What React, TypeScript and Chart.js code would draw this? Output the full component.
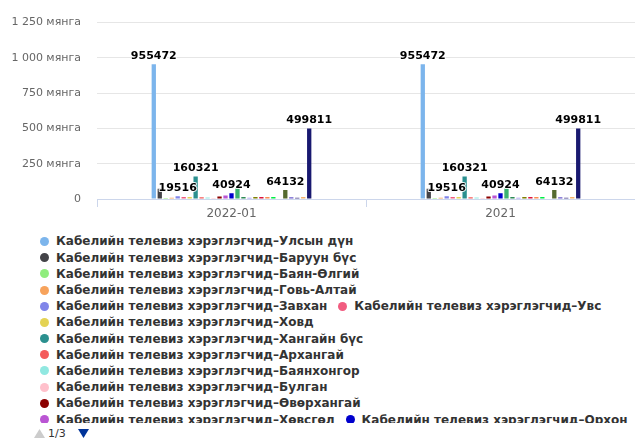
import React, { useEffect, useRef } from "react";
import { Chart, registerables } from "chart.js";

Chart.register(...registerables);

const CATEGORIES = ["2022-01", "2021"];

const SERIES_PREFIX = "Кабелийн телевиз хэрэглэгчид–";
const SERIES_NAMES = [
  "Улсын дүн",
  "Баруун бүс",
  "Баян-Өлгий",
  "Говь-Алтай",
  "Завхан",
  "Увс",
  "Ховд",
  "Хангайн бүс",
  "Архангай",
  "Баянхонгор",
  "Булган",
  "Өвөрхангай",
  "Хөвсгөл",
  "Орхон",
  "Төвийн бүс",
  "Говьсүмбэр",
  "Дархан-Уул",
  "Дорноговь",
  "Дундговь",
  "Өмнөговь",
  "Сэлэнгэ",
  "Төв",
  "Зүүн бүс",
  "Дорнод",
  "Сүхбаатар",
  "Хэнтий",
  "Улаанбаатар",
];

// values per series, for "2022-01"
const VALUES_2022_01 = [
  955472, 72000, 7000, 9000, 19516, 14000, 14000, 160321, 13000, 11000, 7000,
  18000, 25000, 40924, 80000, 15000, 9000, 15000, 15000, 15000, 15000, null,
  64132, 12000, 9000, 14000, 499811,
];
// values per series, for "2021"
const VALUES_2021 = [
  955472, 72000, 7000, 9000, 19516, 14000, 14000, 160321, 13000, 11000, 7000,
  18000, 25000, 40924, 80000, 15000, 9000, 15000, 15000, 15000, 15000, null,
  64132, 12000, 9000, 14000, 499811,
];

const SERIES_COLORS = [
  "#7cb5ec", "#434348", "#90ed7d", "#f7a35c", "#8085e9", "#f15c80", "#e4d354",
  "#2b908f", "#f45b5b", "#91e8e1", "#ffc0cb", "#8b0000", "#ba55d3", "#0000cd",
  "#3cb371", "#2e8b57", "#9b8bf0", "#808000", "#dc143c", "#fa8c50", "#00ee44",
  "#ff69b4", "#556b2f", "#6a5acd", "#483d8b", "#f4b26b", "#191970",
];

// series whose value labels are visible
const LABELED_SERIES = [0, 4, 7, 13, 22, 26];

const Y_MAX = 1250000;
const Y_STEP = 250000;
const Y_UNIT = "мянга";

function fmtThousands(n: number): string {
  return String(n).replace(/\B(?=(\d{3})+(?!\d))/g, " ");
}

const valueLabelPlugin = {
  id: "valueLabels",
  afterDatasetsDraw(chart: any) {
    const ctx = chart.ctx;
    ctx.save();
    ctx.font = 'bold 11px "DejaVu Sans"';
    ctx.textAlign = "center";
    ctx.textBaseline = "alphabetic";
    ctx.lineJoin = "round";
    LABELED_SERIES.forEach((di) => {
      const meta = chart.getDatasetMeta(di);
      meta.data.forEach((el: any, i: number) => {
        const v = chart.data.datasets[di].data[i];
        if (v == null) return;
        const { x, y } = el.getProps(["x", "y"], true);
        const t = String(v);
        ctx.strokeStyle = "rgba(255,255,255,0.9)";
        ctx.lineWidth = 2;
        ctx.strokeText(t, x, y - 5);
        ctx.fillStyle = "#000000";
        ctx.fillText(t, x, y - 5);
      });
    });
    ctx.restore();
  },
};

function ChartCanvas() {
  const ref = useRef<HTMLCanvasElement | null>(null);
  useEffect(() => {
    if (!ref.current) return;
    const datasets = SERIES_NAMES.map((name, i) => ({
      label: SERIES_PREFIX + name,
      data: [VALUES_2022_01[i], VALUES_2021[i]],
      backgroundColor: SERIES_COLORS[i],
      borderWidth: 0,
      categoryPercentage: 0.6,
      barPercentage: 0.72,
    }));
    const chart = new Chart(ref.current, {
      type: "bar",
      data: { labels: CATEGORIES, datasets },
      plugins: [valueLabelPlugin],
      options: {
        animation: false,
        responsive: false,
        devicePixelRatio: 1,
        layout: { padding: { top: 18, left: 0, right: 0, bottom: 0 } },
        plugins: {
          legend: { display: false },
          tooltip: { enabled: false },
        },
        scales: {
          x: {
            grid: {
              drawOnChartArea: false,
              color: "#ccd6eb",
              tickLength: 8,
            },
            border: { color: "#ccd6eb" },
            ticks: {
              color: "#666666",
              font: { family: "DejaVu Sans", size: 12 },
              padding: 0,
            },
            afterFit: (s: any) => {
              s.height = 26;
            },
          },
          y: {
            min: 0,
            max: Y_MAX,
            ticks: {
              stepSize: Y_STEP,
              color: "#666666",
              font: { family: "DejaVu Sans", size: 11 },
              padding: 16,
              callback: (v: any) =>
                Number(v) === 0 ? "0" : fmtThousands(Number(v) / 1000) + " " + Y_UNIT,
            },
            grid: { color: "#e6e6e6", drawTicks: false },
            border: { display: false },
            afterFit: (s: any) => {
              s.width = 97;
            },
          },
        },
      },
    } as any);
    return () => chart.destroy();
  }, []);
  return <canvas ref={ref} width={635} height={225} style={{ display: "block" }} />;
}

export default function App() {
  return (
    <div
      style={{
        position: "fixed",
        left: 0,
        top: 0,
        width: 635,
        height: 440,
        background: "#ffffff",
        overflow: "hidden",
        fontFamily: '"DejaVu Sans"',
      }}
    >
      <ChartCanvas />
      <div
        style={{
          position: "absolute",
          left: 40,
          top: 233.4,
          width: 595,
          height: 190,
          overflow: "hidden",
          display: "flex",
          flexWrap: "wrap",
          columnGap: 11,
          alignContent: "flex-start",
        }}
      >
        {SERIES_NAMES.map((n, i) => (
          <div
            key={i}
            style={{
              display: "flex",
              alignItems: "center",
              height: 16.2,
              whiteSpace: "nowrap",
              font: 'bold 12px "DejaVu Sans"',
              color: "#333333",
            }}
          >
            <span
              style={{
                width: 9,
                height: 9,
                borderRadius: "50%",
                background: SERIES_COLORS[i],
                marginRight: 7,
                flex: "none",
              }}
            />
            {SERIES_PREFIX + n}
          </div>
        ))}
      </div>
      <div
        style={{
          position: "absolute",
          left: 34,
          top: 426,
          height: 14,
          display: "flex",
          alignItems: "center",
          font: '11px "DejaVu Sans"',
          color: "#333333",
        }}
      >
        <svg width="11" height="9" style={{ display: "block" }}>
          <polygon points="0,9 5.5,0 11,9" fill="#cccccc" />
        </svg>
        <span style={{ marginLeft: 3, marginRight: 12 }}>1/3</span>
        <svg width="11" height="9" style={{ display: "block" }}>
          <polygon points="0,0 11,0 5.5,9" fill="#003399" />
        </svg>
      </div>
    </div>
  );
}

--- What is asked ---
Reproduce the whole listing exactly, but not the images in it.

--- Answer to this task ---
What React, TypeScript and Chart.js code would draw this? Output the full component.
import React, { useEffect, useRef } from "react";
import { Chart, registerables } from "chart.js";

Chart.register(...registerables);

const CATEGORIES = ["2022-01", "2021"];

const SERIES_PREFIX = "Кабелийн телевиз хэрэглэгчид–";
const SERIES_NAMES = [
  "Улсын дүн",
  "Баруун бүс",
  "Баян-Өлгий",
  "Говь-Алтай",
  "Завхан",
  "Увс",
  "Ховд",
  "Хангайн бүс",
  "Архангай",
  "Баянхонгор",
  "Булган",
  "Өвөрхангай",
  "Хөвсгөл",
  "Орхон",
  "Төвийн бүс",
  "Говьсүмбэр",
  "Дархан-Уул",
  "Дорноговь",
  "Дундговь",
  "Өмнөговь",
  "Сэлэнгэ",
  "Төв",
  "Зүүн бүс",
  "Дорнод",
  "Сүхбаатар",
  "Хэнтий",
  "Улаанбаатар",
];

// values per series, for "2022-01"
const VALUES_2022_01 = [
  955472, 72000, 7000, 9000, 19516, 14000, 14000, 160321, 13000, 11000, 7000,
  18000, 25000, 40924, 80000, 15000, 9000, 15000, 15000, 15000, 15000, null,
  64132, 12000, 9000, 14000, 499811,
];
// values per series, for "2021"
const VALUES_2021 = [
  955472, 72000, 7000, 9000, 19516, 14000, 14000, 160321, 13000, 11000, 7000,
  18000, 25000, 40924, 80000, 15000, 9000, 15000, 15000, 15000, 15000, null,
  64132, 12000, 9000, 14000, 499811,
];

const SERIES_COLORS = [
  "#7cb5ec", "#434348", "#90ed7d", "#f7a35c", "#8085e9", "#f15c80", "#e4d354",
  "#2b908f", "#f45b5b", "#91e8e1", "#ffc0cb", "#8b0000", "#ba55d3", "#0000cd",
  "#3cb371", "#2e8b57", "#9b8bf0", "#808000", "#dc143c", "#fa8c50", "#00ee44",
  "#ff69b4", "#556b2f", "#6a5acd", "#483d8b", "#f4b26b", "#191970",
];

// series whose value labels are visible
const LABELED_SERIES = [0, 4, 7, 13, 22, 26];

const Y_MAX = 1250000;
const Y_STEP = 250000;
const Y_UNIT = "мянга";

function fmtThousands(n: number): string {
  return String(n).replace(/\B(?=(\d{3})+(?!\d))/g, " ");
}

const valueLabelPlugin = {
  id: "valueLabels",
  afterDatasetsDraw(chart: any) {
    const ctx = chart.ctx;
    ctx.save();
    ctx.font = 'bold 11px "DejaVu Sans"';
    ctx.textAlign = "center";
    ctx.textBaseline = "alphabetic";
    ctx.lineJoin = "round";
    LABELED_SERIES.forEach((di) => {
      const meta = chart.getDatasetMeta(di);
      meta.data.forEach((el: any, i: number) => {
        const v = chart.data.datasets[di].data[i];
        if (v == null) return;
        const { x, y } = el.getProps(["x", "y"], true);
        const t = String(v);
        ctx.strokeStyle = "rgba(255,255,255,0.9)";
        ctx.lineWidth = 2;
        ctx.strokeText(t, x, y - 5);
        ctx.fillStyle = "#000000";
        ctx.fillText(t, x, y - 5);
      });
    });
    ctx.restore();
  },
};

function ChartCanvas() {
  const ref = useRef<HTMLCanvasElement | null>(null);
  useEffect(() => {
    if (!ref.current) return;
    const datasets = SERIES_NAMES.map((name, i) => ({
      label: SERIES_PREFIX + name,
      data: [VALUES_2022_01[i], VALUES_2021[i]],
      backgroundColor: SERIES_COLORS[i],
      borderWidth: 0,
      categoryPercentage: 0.6,
      barPercentage: 0.72,
    }));
    const chart = new Chart(ref.current, {
      type: "bar",
      data: { labels: CATEGORIES, datasets },
      plugins: [valueLabelPlugin],
      options: {
        animation: false,
        responsive: false,
        devicePixelRatio: 1,
        layout: { padding: { top: 18, left: 0, right: 0, bottom: 0 } },
        plugins: {
          legend: { display: false },
          tooltip: { enabled: false },
        },
        scales: {
          x: {
            grid: {
              drawOnChartArea: false,
              color: "#ccd6eb",
              tickLength: 8,
            },
            border: { color: "#ccd6eb" },
            ticks: {
              color: "#666666",
              font: { family: "DejaVu Sans", size: 12 },
              padding: 0,
            },
            afterFit: (s: any) => {
              s.height = 26;
            },
          },
          y: {
            min: 0,
            max: Y_MAX,
            ticks: {
              stepSize: Y_STEP,
              color: "#666666",
              font: { family: "DejaVu Sans", size: 11 },
              padding: 16,
              callback: (v: any) =>
                Number(v) === 0 ? "0" : fmtThousands(Number(v) / 1000) + " " + Y_UNIT,
            },
            grid: { color: "#e6e6e6", drawTicks: false },
            border: { display: false },
            afterFit: (s: any) => {
              s.width = 97;
            },
          },
        },
      },
    } as any);
    return () => chart.destroy();
  }, []);
  return <canvas ref={ref} width={635} height={225} style={{ display: "block" }} />;
}

export default function App() {
  return (
    <div
      style={{
        position: "fixed",
        left: 0,
        top: 0,
        width: 635,
        height: 440,
        background: "#ffffff",
        overflow: "hidden",
        fontFamily: '"DejaVu Sans"',
      }}
    >
      <ChartCanvas />
      <div
        style={{
          position: "absolute",
          left: 40,
          top: 233.4,
          width: 595,
          height: 190,
          overflow: "hidden",
          display: "flex",
          flexWrap: "wrap",
          columnGap: 11,
          alignContent: "flex-start",
        }}
      >
        {SERIES_NAMES.map((n, i) => (
          <div
            key={i}
            style={{
              display: "flex",
              alignItems: "center",
              height: 16.2,
              whiteSpace: "nowrap",
              font: 'bold 12px "DejaVu Sans"',
              color: "#333333",
            }}
          >
            <span
              style={{
                width: 9,
                height: 9,
                borderRadius: "50%",
                background: SERIES_COLORS[i],
                marginRight: 7,
                flex: "none",
              }}
            />
            {SERIES_PREFIX + n}
          </div>
        ))}
      </div>
      <div
        style={{
          position: "absolute",
          left: 34,
          top: 426,
          height: 14,
          display: "flex",
          alignItems: "center",
          font: '11px "DejaVu Sans"',
          color: "#333333",
        }}
      >
        <svg width="11" height="9" style={{ display: "block" }}>
          <polygon points="0,9 5.5,0 11,9" fill="#cccccc" />
        </svg>
        <span style={{ marginLeft: 3, marginRight: 12 }}>1/3</span>
        <svg width="11" height="9" style={{ display: "block" }}>
          <polygon points="0,0 11,0 5.5,9" fill="#003399" />
        </svg>
      </div>
    </div>
  );
}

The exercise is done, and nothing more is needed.